1. Field of the Invention
The present invention relates to a semiconductor memory device, and more particularly, to a non-volatile semiconductor memory device capable of preventing fuse cells of a flash cell fuse circuit from being programmed by a static electric charges and a method of controlling the same.
2. Description of the Related Art
Semiconductor memory devices may be classified into volatile semiconductor memory devices and non-volatile semiconductor memory devices. In a volatile semiconductor memory device, data can be stored or erased by changing logic states of a bi-stable flip-flop, or data can be stored or erased by charging/discharging a capacitor. The data is maintained while power is supplied to the volatile semiconductor memory device, and the stored data is erased when the power is off.
In contrast, a non-volatile semiconductor memory device, such as a flash memory device, can preserve the stored data even when the power is off. Thus, the non-volatile semiconductor memory device is used for various devices, such as computers, mobile devices, and the like. The flash memory device is a non-volatile semiconductor memory device widely used as a secondary memory device for systems that need to be updated repeatedly. Generally, the flash memory device includes a flash cell fuse for generating a trim code.
FIG. 1 is a flow chart illustrating an early stage of a read operation in a conventional flash memory device. Referring to FIG. 1, a power-up operation is performed (step S1), a fuse cell voltage is sensed (step S2), a pumping operation of a read voltage is started (step S3), and a read operation is performed (step S4) in the early stage of the read operation.
FIG. 2 is a timing diagram illustrating an early stage of a read operation in a conventional flash memory device. Referring to FIG. 2, an external power supply voltage EVC increases to a power supply voltage VDD in a first time region REG1 where a power-up operation is performed. A power-up signal PUP is generated in the first time region REG1. In response to the power-up signal PUP, a fuse word-line enable signal FUSE_WL is activated, and a delayed power-up signal PUP_D is generated. A read enable signal VREAD_EN is activated in response to a falling edge of the delayed power-up signal PUP_D. A read voltage VREAD is generated in response to the read enable signal VREAD_EN.

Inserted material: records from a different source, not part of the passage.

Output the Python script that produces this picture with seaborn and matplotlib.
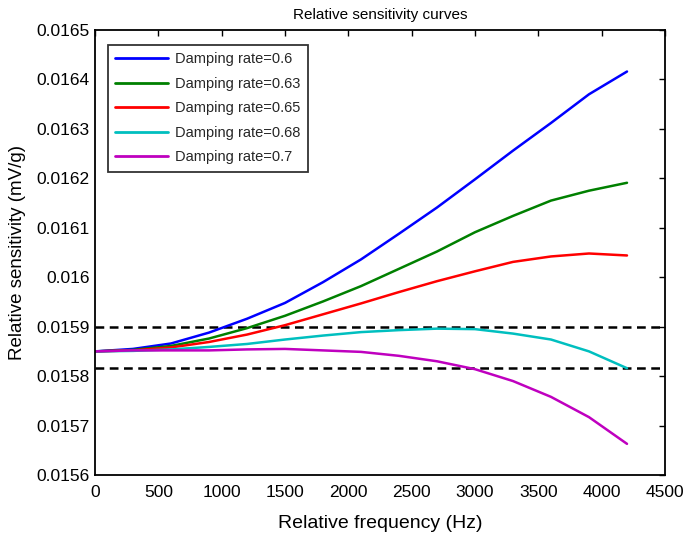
import matplotlib
matplotlib.use("Agg")
import matplotlib.pyplot as plt
import seaborn as sns
import pandas as pd

freq = [0, 300, 600, 900, 1200, 1500, 1800, 2100, 2400, 2700, 3000, 3300, 3600, 3900, 4200]
damp_060 = [0.01585, 0.015855, 0.015866, 0.015888, 0.015916, 0.015948, 0.015990, 0.016036,
            0.016088, 0.016141, 0.016198, 0.016256, 0.016312, 0.016370, 0.016416]
damp_063 = [0.01585, 0.015853, 0.015861, 0.015876, 0.015897, 0.015922, 0.015951, 0.015982,
            0.016017, 0.016052, 0.016091, 0.016124, 0.016155, 0.016175, 0.016191]
damp_065 = [0.01585, 0.015852, 0.015858, 0.015869, 0.015884, 0.015903, 0.015925, 0.015947,
            0.015970, 0.015992, 0.016012, 0.016031, 0.016042, 0.016048, 0.016044]
damp_068 = [0.01585, 0.015851, 0.015854, 0.015859, 0.015865, 0.015874, 0.015882, 0.015889,
            0.015893, 0.015896, 0.015895, 0.015886, 0.015874, 0.015850, 0.015816]
damp_070 = [0.01585, 0.015852, 0.015852, 0.015852, 0.015854, 0.015855, 0.015852, 0.015849,
            0.015841, 0.015830, 0.015814, 0.015790, 0.015758, 0.015717, 0.015663]
labels = ["Damping rate=0.6", "Damping rate=0.63", "Damping rate=0.65",
          "Damping rate=0.68", "Damping rate=0.7"]
colors = ["#0000FF", "#008000", "#FF0000", "#00BFBF", "#BF00BF"]
limits = [0.0159, 0.015816]
xticks = [0, 500, 1000, 1500, 2000, 2500, 3000, 3500, 4000, 4500]
yticks = [0.0156, 0.0157, 0.0158, 0.0159, 0.016, 0.0161, 0.0162, 0.0163, 0.0164, 0.0165]
ytick_labels = ["0.0156", "0.0157", "0.0158", "0.0159", "0.016", "0.0161", "0.0162",
                "0.0163", "0.0164", "0.0165"]

series = [damp_060, damp_063, damp_065, damp_068, damp_070]
df = pd.concat([pd.DataFrame({"f": freq, "s": s, "label": lab}) for s, lab in zip(series, labels)],
               ignore_index=True)

sns.set_theme(style="white")
plt.rcParams["font.family"] = ["Liberation Sans", "DejaVu Sans"]
plt.rcParams["xtick.direction"] = "in"
plt.rcParams["ytick.direction"] = "in"

fig = plt.figure(figsize=(6.85, 5.34), dpi=100)
ax = fig.add_axes([95 / 685, 1 - 475 / 534, 570 / 685, 445 / 534])

sns.lineplot(data=df, x="f", y="s", hue="label", palette=dict(zip(labels, colors)),
             hue_order=labels, linewidth=1.8, ax=ax, legend=True)
for v in limits:
    ax.axhline(v, color="black", linestyle=(0, (3.5, 2.2)), linewidth=1.8, zorder=1)

ax.set_xlim(0, 4500)
ax.set_ylim(0.0156, 0.0165)
ax.set_xticks(xticks)
ax.set_xticklabels([str(t) for t in xticks])
ax.set_yticks(yticks)
ax.set_yticklabels(ytick_labels)
ax.tick_params(axis="both", which="both", direction="in", length=4, width=1,
               top=True, right=True, labelsize=12.5, colors="black")
ax.tick_params(axis="x", pad=7)
ax.tick_params(axis="y", pad=4)
for sp in ax.spines.values():
    sp.set_visible(True)
    sp.set_color("black")
    sp.set_linewidth(1.3)

ax.set_xlabel("Relative frequency (Hz)", fontsize=14, color="black", labelpad=11)
ax.set_ylabel("Relative sensitivity (mV/g)", fontsize=13.5, color="black", labelpad=7)
ax.set_title("Relative sensitivity curves", fontsize=11, color="black", pad=8)

leg = ax.legend(loc="upper left", bbox_to_anchor=(0.0228, 0.966), borderaxespad=0,
                fontsize=10.5, frameon=True,
                fancybox=False, edgecolor="black", handlelength=3.6, labelspacing=0.72,
                borderpad=0.5, handletextpad=0.5, title=None)
leg.get_frame().set_linewidth(1.3)
for line in leg.get_lines():
    line.set_linewidth(2)

fig.savefig("out.png", dpi=100)
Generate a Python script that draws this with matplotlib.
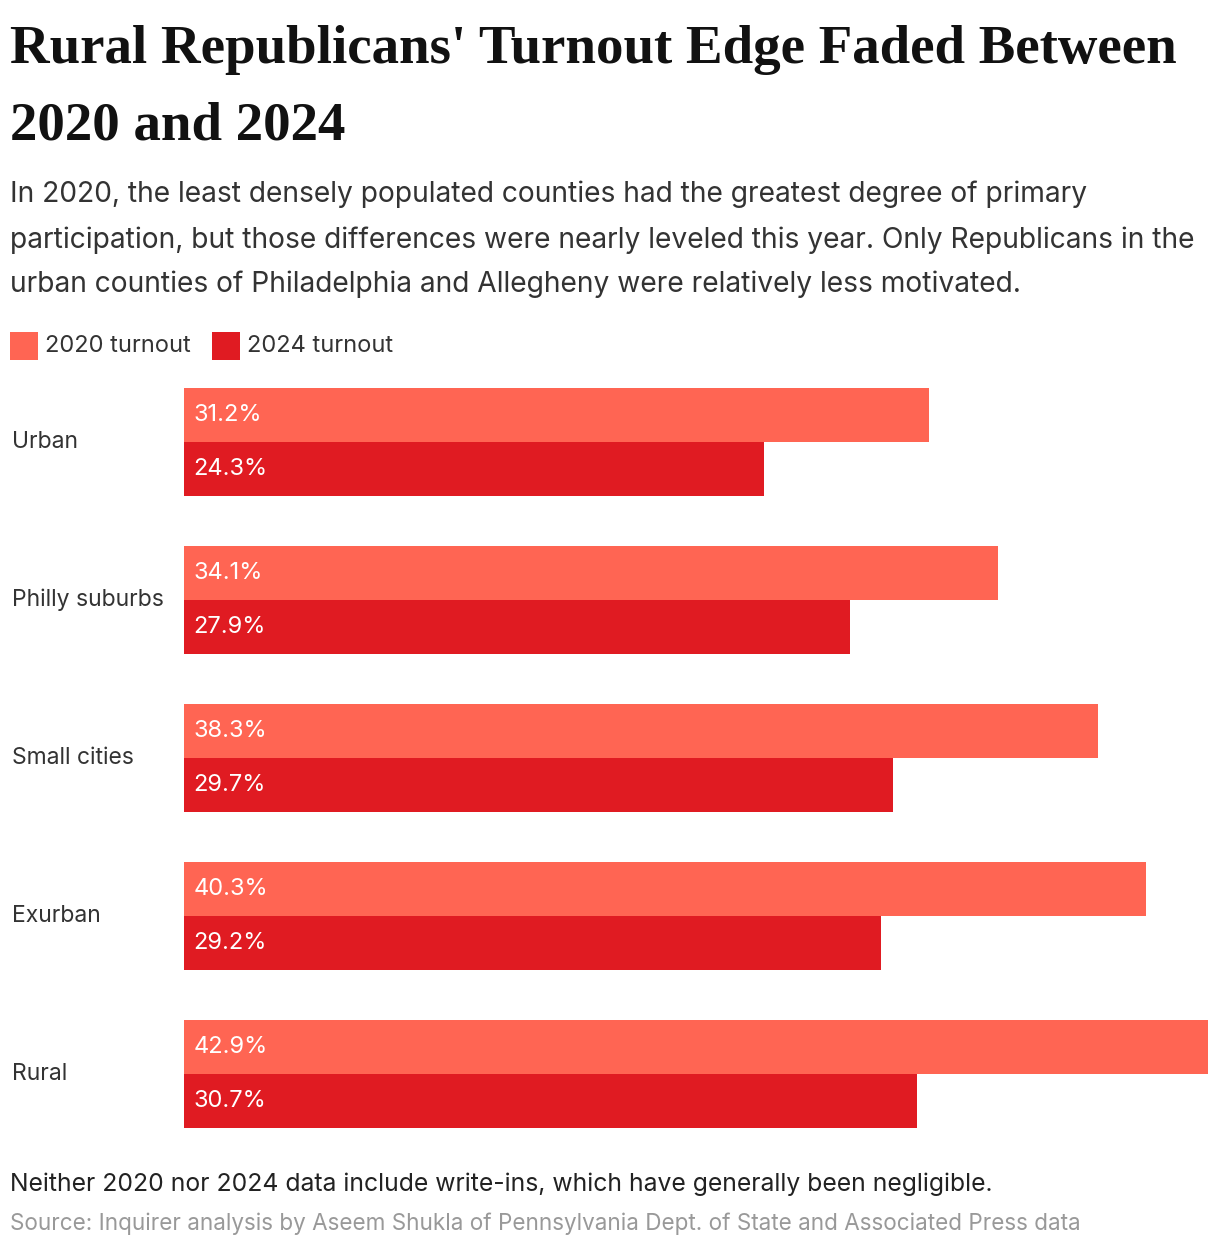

Referring to FIG. 1 and FIG. 2, in the conventional flash memory device, the read voltage VREAD is generated after the fuse word-line enable signal FUSE_WL is activated. A voltage between a gate and a source of fuse cells that constitute the flash cell fuse circuit may be increased enough for programming the fuse cells in the first time region REG1 when static electric charges are input into the conventional flash memory device through input/output (I/O) pads. Therefore, it is desirable to have a flash memory device capable of preventing the fuse cells from being programmed by static electric charges.